「失恋ゲーム」の起源 | 陽炎の帯の上へちらりと逆まに映る鴉の影―どーすかΩ

陽炎の帯の上へちらりと逆まに映る鴉の影―どーすかΩ

この部屋の中にいるヤツに会いたいのなら もっと、寿命をのばしてからおいで

あのね、むかし、ニーチェっていうひげのおじちゃんがいたのね。


この人は、それはもうどうしようもない偏屈クソジジイだったん

だけどね、それにはね、彼には彼なりの理由があったんだ。


クソジジイもかつては青年だった。

ニーチェには片思いの女性がいたんだ。

名をルイーズ・フォン・ザロメといい、自由を愛する才女だった。


で、ニーチェの友達のパウル・レーを巻き込んで三角関係になり、

(ニーチェに好意的に書けば、ということだけど)

結局ザロメはパウル・レーを選び、ニーチェの恋は敗れた。



ニーチェの哲学は超のつく潔癖症みたいで、ホントに容赦がない。

その切れ味のよさと躍動する霊感は、この失恋から来ている

と考えていいと思う。


例えば、ニーチェの「超人」という術語は、

フラレちゃった女の子が「あたしもうダメだよ、立ち直れないよ。

なんでクミコはそんなに強いの?「超人」だよ。」って話ですから。

いや、マジで。


これを言うとニーチェが怒り狂って泣き崩れるかもしれないけど

僕にはニーチェの気持ちがちょっとわかる。

わかるけど、わかんない。

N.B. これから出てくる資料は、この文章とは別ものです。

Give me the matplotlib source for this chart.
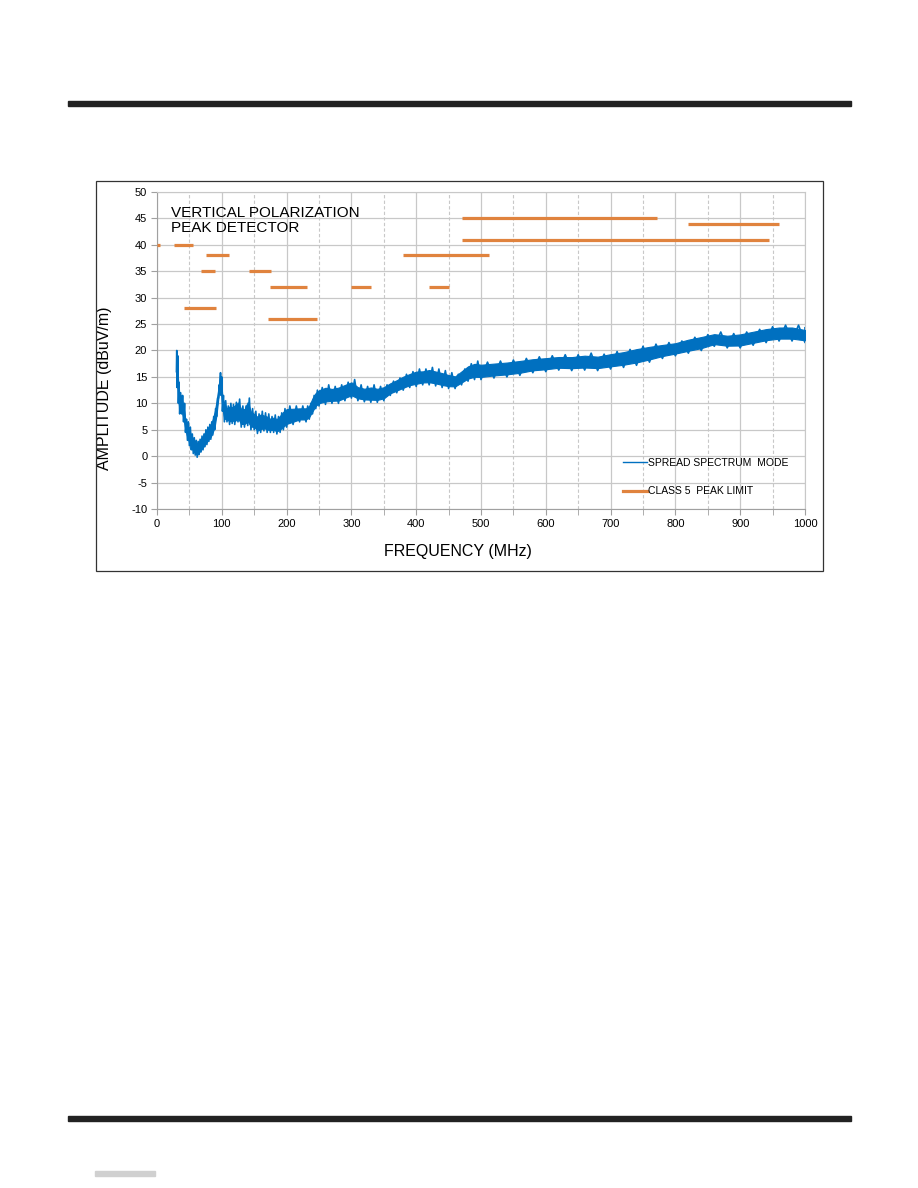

わかんないということが、わかる。




「振られちゃったんだね。君のキモチすごくわかるよ。

つらかったね。かわいそうに。」

なんて言われたら、肌が粟立ち、咽喉をかきむしって

僕も死んでしまうと思う。


同情ほど醜い感情はない。


恋愛だけがリアリティをもたらすんだ。

キリスト教道徳なんて、どうしようもなく不潔だよ。